→ **EXERCISE PROMPT**: Write out the material again exactly, please, and omit the pictures.

→ **PROVIDED RECORDS**:

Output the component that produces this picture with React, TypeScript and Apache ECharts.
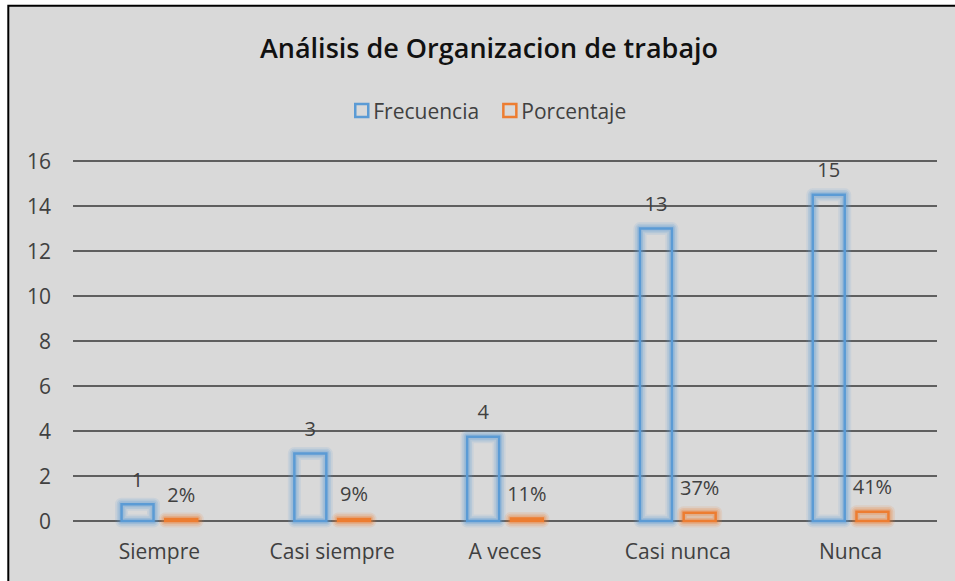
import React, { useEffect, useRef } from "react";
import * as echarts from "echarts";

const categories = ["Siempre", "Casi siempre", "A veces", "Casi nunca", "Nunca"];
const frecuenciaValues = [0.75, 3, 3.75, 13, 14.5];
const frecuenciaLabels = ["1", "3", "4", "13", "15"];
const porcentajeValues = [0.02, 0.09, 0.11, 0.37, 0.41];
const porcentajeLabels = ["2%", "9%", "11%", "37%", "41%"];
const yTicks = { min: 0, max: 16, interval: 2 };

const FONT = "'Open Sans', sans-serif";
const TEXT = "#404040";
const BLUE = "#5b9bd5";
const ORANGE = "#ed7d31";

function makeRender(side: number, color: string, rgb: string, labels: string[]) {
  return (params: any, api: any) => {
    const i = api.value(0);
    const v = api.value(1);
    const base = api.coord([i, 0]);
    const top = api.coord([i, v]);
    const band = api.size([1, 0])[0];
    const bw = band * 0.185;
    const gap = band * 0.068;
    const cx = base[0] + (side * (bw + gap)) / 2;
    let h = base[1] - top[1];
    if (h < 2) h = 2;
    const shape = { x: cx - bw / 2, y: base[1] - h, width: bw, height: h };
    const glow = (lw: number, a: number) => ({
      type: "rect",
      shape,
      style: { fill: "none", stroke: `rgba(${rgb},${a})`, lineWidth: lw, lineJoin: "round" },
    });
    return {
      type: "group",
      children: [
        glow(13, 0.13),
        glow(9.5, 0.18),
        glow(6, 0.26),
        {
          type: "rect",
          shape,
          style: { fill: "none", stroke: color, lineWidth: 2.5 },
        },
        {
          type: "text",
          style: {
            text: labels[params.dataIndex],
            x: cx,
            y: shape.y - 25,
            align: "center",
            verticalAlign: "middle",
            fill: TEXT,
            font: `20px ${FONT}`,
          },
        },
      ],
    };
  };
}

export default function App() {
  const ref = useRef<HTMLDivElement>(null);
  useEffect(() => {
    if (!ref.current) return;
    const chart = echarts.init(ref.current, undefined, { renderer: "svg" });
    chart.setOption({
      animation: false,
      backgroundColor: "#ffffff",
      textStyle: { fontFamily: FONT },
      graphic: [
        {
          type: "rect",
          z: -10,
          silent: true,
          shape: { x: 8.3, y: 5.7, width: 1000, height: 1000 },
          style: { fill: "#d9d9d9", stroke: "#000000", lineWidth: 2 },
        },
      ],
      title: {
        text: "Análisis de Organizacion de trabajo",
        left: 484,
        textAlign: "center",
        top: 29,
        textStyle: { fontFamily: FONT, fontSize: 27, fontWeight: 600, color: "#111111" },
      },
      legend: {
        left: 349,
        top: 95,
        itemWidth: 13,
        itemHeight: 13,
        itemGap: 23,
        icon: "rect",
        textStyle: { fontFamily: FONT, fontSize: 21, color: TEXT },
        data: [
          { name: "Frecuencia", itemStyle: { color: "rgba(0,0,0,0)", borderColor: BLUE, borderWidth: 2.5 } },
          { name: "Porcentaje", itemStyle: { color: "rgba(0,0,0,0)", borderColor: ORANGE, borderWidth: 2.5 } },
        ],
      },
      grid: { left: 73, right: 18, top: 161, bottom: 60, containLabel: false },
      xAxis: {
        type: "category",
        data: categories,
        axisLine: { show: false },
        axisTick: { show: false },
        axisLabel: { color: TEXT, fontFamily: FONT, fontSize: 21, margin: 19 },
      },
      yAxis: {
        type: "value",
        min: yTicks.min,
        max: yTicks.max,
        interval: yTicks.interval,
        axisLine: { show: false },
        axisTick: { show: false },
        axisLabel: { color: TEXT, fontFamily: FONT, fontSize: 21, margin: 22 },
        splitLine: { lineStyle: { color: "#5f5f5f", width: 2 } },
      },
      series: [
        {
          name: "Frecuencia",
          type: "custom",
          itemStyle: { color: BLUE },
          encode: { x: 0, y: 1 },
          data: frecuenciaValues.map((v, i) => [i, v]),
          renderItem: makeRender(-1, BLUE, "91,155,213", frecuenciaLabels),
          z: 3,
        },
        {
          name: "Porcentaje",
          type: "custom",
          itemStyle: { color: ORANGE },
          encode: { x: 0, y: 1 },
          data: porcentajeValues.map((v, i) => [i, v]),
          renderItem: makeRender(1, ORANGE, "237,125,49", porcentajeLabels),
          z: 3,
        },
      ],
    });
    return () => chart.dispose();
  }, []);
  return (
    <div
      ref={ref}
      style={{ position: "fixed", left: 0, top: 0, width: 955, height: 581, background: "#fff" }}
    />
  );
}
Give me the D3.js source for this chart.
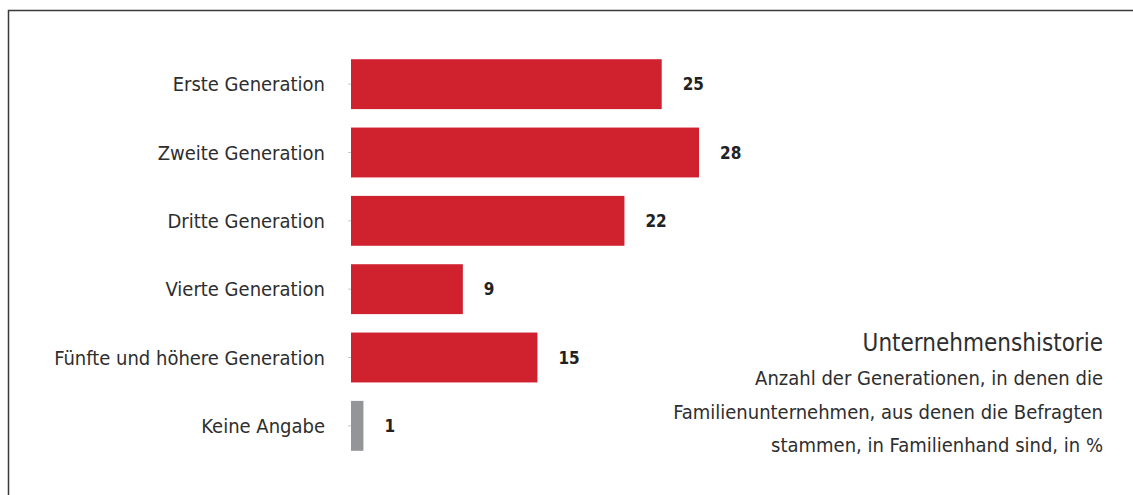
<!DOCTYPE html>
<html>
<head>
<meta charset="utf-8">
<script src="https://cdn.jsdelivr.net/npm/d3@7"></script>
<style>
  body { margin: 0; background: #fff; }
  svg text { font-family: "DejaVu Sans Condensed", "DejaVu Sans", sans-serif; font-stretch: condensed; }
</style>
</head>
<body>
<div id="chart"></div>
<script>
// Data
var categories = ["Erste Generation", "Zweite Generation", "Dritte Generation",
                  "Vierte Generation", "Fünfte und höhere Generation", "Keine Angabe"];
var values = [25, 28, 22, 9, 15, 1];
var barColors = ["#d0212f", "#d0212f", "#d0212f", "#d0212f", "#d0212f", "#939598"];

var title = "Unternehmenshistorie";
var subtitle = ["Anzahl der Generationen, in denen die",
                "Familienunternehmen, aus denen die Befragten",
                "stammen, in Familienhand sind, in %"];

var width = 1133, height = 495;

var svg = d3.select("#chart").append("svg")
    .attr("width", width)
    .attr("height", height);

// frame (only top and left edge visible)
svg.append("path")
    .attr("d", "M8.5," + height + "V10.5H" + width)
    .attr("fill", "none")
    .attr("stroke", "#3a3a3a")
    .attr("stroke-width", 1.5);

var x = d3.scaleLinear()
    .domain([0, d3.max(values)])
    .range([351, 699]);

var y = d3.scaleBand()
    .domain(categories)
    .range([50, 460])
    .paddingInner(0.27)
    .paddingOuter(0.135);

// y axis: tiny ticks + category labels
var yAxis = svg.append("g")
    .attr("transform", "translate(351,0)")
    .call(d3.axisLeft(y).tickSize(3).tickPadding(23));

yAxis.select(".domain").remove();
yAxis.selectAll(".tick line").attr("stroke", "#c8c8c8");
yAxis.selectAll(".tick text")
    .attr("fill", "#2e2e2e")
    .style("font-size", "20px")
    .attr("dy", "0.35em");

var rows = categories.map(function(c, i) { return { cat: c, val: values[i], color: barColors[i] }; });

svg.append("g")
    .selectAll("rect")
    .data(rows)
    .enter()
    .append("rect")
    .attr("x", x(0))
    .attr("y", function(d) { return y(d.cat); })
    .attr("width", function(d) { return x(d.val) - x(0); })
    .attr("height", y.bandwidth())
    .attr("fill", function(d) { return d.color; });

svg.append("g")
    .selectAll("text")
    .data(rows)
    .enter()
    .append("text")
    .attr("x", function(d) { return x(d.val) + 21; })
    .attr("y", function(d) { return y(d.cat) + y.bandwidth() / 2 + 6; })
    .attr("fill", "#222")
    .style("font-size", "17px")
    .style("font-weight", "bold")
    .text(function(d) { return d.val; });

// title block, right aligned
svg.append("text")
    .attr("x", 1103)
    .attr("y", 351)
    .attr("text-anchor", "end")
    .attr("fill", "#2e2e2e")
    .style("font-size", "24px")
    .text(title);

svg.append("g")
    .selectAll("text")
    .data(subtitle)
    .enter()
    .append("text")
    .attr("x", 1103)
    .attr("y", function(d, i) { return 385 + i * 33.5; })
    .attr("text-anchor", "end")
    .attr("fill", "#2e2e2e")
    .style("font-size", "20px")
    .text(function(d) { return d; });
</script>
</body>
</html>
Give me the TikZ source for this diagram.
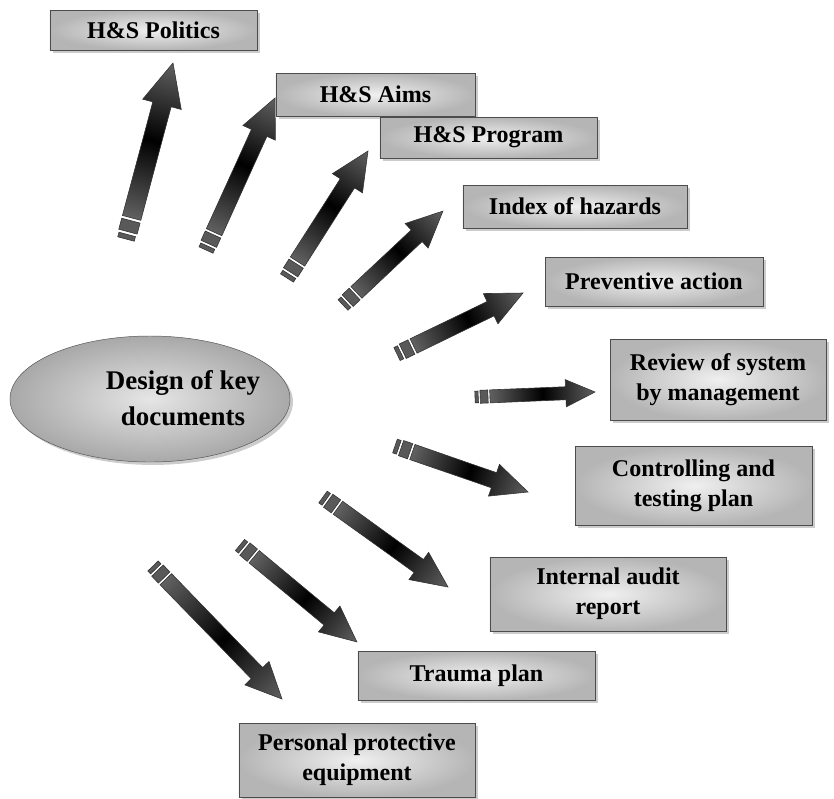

→ **EXERCISE RESPONSE**:
Output the component that produces this picture with React, TypeScript and Apache ECharts.
import React, { useEffect, useRef } from "react";
import * as echarts from "echarts";

const categories = ["Siempre", "Casi siempre", "A veces", "Casi nunca", "Nunca"];
const frecuenciaValues = [0.75, 3, 3.75, 13, 14.5];
const frecuenciaLabels = ["1", "3", "4", "13", "15"];
const porcentajeValues = [0.02, 0.09, 0.11, 0.37, 0.41];
const porcentajeLabels = ["2%", "9%", "11%", "37%", "41%"];
const yTicks = { min: 0, max: 16, interval: 2 };

const FONT = "'Open Sans', sans-serif";
const TEXT = "#404040";
const BLUE = "#5b9bd5";
const ORANGE = "#ed7d31";

function makeRender(side: number, color: string, rgb: string, labels: string[]) {
  return (params: any, api: any) => {
    const i = api.value(0);
    const v = api.value(1);
    const base = api.coord([i, 0]);
    const top = api.coord([i, v]);
    const band = api.size([1, 0])[0];
    const bw = band * 0.185;
    const gap = band * 0.068;
    const cx = base[0] + (side * (bw + gap)) / 2;
    let h = base[1] - top[1];
    if (h < 2) h = 2;
    const shape = { x: cx - bw / 2, y: base[1] - h, width: bw, height: h };
    const glow = (lw: number, a: number) => ({
      type: "rect",
      shape,
      style: { fill: "none", stroke: `rgba(${rgb},${a})`, lineWidth: lw, lineJoin: "round" },
    });
    return {
      type: "group",
      children: [
        glow(13, 0.13),
        glow(9.5, 0.18),
        glow(6, 0.26),
        {
          type: "rect",
          shape,
          style: { fill: "none", stroke: color, lineWidth: 2.5 },
        },
        {
          type: "text",
          style: {
            text: labels[params.dataIndex],
            x: cx,
            y: shape.y - 25,
            align: "center",
            verticalAlign: "middle",
            fill: TEXT,
            font: `20px ${FONT}`,
          },
        },
      ],
    };
  };
}

export default function App() {
  const ref = useRef<HTMLDivElement>(null);
  useEffect(() => {
    if (!ref.current) return;
    const chart = echarts.init(ref.current, undefined, { renderer: "svg" });
    chart.setOption({
      animation: false,
      backgroundColor: "#ffffff",
      textStyle: { fontFamily: FONT },
      graphic: [
        {
          type: "rect",
          z: -10,
          silent: true,
          shape: { x: 8.3, y: 5.7, width: 1000, height: 1000 },
          style: { fill: "#d9d9d9", stroke: "#000000", lineWidth: 2 },
        },
      ],
      title: {
        text: "Análisis de Organizacion de trabajo",
        left: 484,
        textAlign: "center",
        top: 29,
        textStyle: { fontFamily: FONT, fontSize: 27, fontWeight: 600, color: "#111111" },
      },
      legend: {
        left: 349,
        top: 95,
        itemWidth: 13,
        itemHeight: 13,
        itemGap: 23,
        icon: "rect",
        textStyle: { fontFamily: FONT, fontSize: 21, color: TEXT },
        data: [
          { name: "Frecuencia", itemStyle: { color: "rgba(0,0,0,0)", borderColor: BLUE, borderWidth: 2.5 } },
          { name: "Porcentaje", itemStyle: { color: "rgba(0,0,0,0)", borderColor: ORANGE, borderWidth: 2.5 } },
        ],
      },
      grid: { left: 73, right: 18, top: 161, bottom: 60, containLabel: false },
      xAxis: {
        type: "category",
        data: categories,
        axisLine: { show: false },
        axisTick: { show: false },
        axisLabel: { color: TEXT, fontFamily: FONT, fontSize: 21, margin: 19 },
      },
      yAxis: {
        type: "value",
        min: yTicks.min,
        max: yTicks.max,
        interval: yTicks.interval,
        axisLine: { show: false },
        axisTick: { show: false },
        axisLabel: { color: TEXT, fontFamily: FONT, fontSize: 21, margin: 22 },
        splitLine: { lineStyle: { color: "#5f5f5f", width: 2 } },
      },
      series: [
        {
          name: "Frecuencia",
          type: "custom",
          itemStyle: { color: BLUE },
          encode: { x: 0, y: 1 },
          data: frecuenciaValues.map((v, i) => [i, v]),
          renderItem: makeRender(-1, BLUE, "91,155,213", frecuenciaLabels),
          z: 3,
        },
        {
          name: "Porcentaje",
          type: "custom",
          itemStyle: { color: ORANGE },
          encode: { x: 0, y: 1 },
          data: porcentajeValues.map((v, i) => [i, v]),
          renderItem: makeRender(1, ORANGE, "237,125,49", porcentajeLabels),
          z: 3,
        },
      ],
    });
    return () => chart.dispose();
  }, []);
  return (
    <div
      ref={ref}
      style={{ position: "fixed", left: 0, top: 0, width: 955, height: 581, background: "#fff" }}
    />
  );
}
Give me the D3.js source for this chart.
<!DOCTYPE html>
<html>
<head>
<meta charset="utf-8">
<script src="https://cdn.jsdelivr.net/npm/d3@7"></script>
<style>
  body { margin: 0; background: #fff; }
  svg text { font-family: "DejaVu Sans Condensed", "DejaVu Sans", sans-serif; font-stretch: condensed; }
</style>
</head>
<body>
<div id="chart"></div>
<script>
// Data
var categories = ["Erste Generation", "Zweite Generation", "Dritte Generation",
                  "Vierte Generation", "Fünfte und höhere Generation", "Keine Angabe"];
var values = [25, 28, 22, 9, 15, 1];
var barColors = ["#d0212f", "#d0212f", "#d0212f", "#d0212f", "#d0212f", "#939598"];

var title = "Unternehmenshistorie";
var subtitle = ["Anzahl der Generationen, in denen die",
                "Familienunternehmen, aus denen die Befragten",
                "stammen, in Familienhand sind, in %"];

var width = 1133, height = 495;

var svg = d3.select("#chart").append("svg")
    .attr("width", width)
    .attr("height", height);

// frame (only top and left edge visible)
svg.append("path")
    .attr("d", "M8.5," + height + "V10.5H" + width)
    .attr("fill", "none")
    .attr("stroke", "#3a3a3a")
    .attr("stroke-width", 1.5);

var x = d3.scaleLinear()
    .domain([0, d3.max(values)])
    .range([351, 699]);

var y = d3.scaleBand()
    .domain(categories)
    .range([50, 460])
    .paddingInner(0.27)
    .paddingOuter(0.135);

// y axis: tiny ticks + category labels
var yAxis = svg.append("g")
    .attr("transform", "translate(351,0)")
    .call(d3.axisLeft(y).tickSize(3).tickPadding(23));

yAxis.select(".domain").remove();
yAxis.selectAll(".tick line").attr("stroke", "#c8c8c8");
yAxis.selectAll(".tick text")
    .attr("fill", "#2e2e2e")
    .style("font-size", "20px")
    .attr("dy", "0.35em");

var rows = categories.map(function(c, i) { return { cat: c, val: values[i], color: barColors[i] }; });

svg.append("g")
    .selectAll("rect")
    .data(rows)
    .enter()
    .append("rect")
    .attr("x", x(0))
    .attr("y", function(d) { return y(d.cat); })
    .attr("width", function(d) { return x(d.val) - x(0); })
    .attr("height", y.bandwidth())
    .attr("fill", function(d) { return d.color; });

svg.append("g")
    .selectAll("text")
    .data(rows)
    .enter()
    .append("text")
    .attr("x", function(d) { return x(d.val) + 21; })
    .attr("y", function(d) { return y(d.cat) + y.bandwidth() / 2 + 6; })
    .attr("fill", "#222")
    .style("font-size", "17px")
    .style("font-weight", "bold")
    .text(function(d) { return d.val; });

// title block, right aligned
svg.append("text")
    .attr("x", 1103)
    .attr("y", 351)
    .attr("text-anchor", "end")
    .attr("fill", "#2e2e2e")
    .style("font-size", "24px")
    .text(title);

svg.append("g")
    .selectAll("text")
    .data(subtitle)
    .enter()
    .append("text")
    .attr("x", 1103)
    .attr("y", function(d, i) { return 385 + i * 33.5; })
    .attr("text-anchor", "end")
    .attr("fill", "#2e2e2e")
    .style("font-size", "20px")
    .text(function(d) { return d; });
</script>
</body>
</html>
Give me the TikZ source for this diagram.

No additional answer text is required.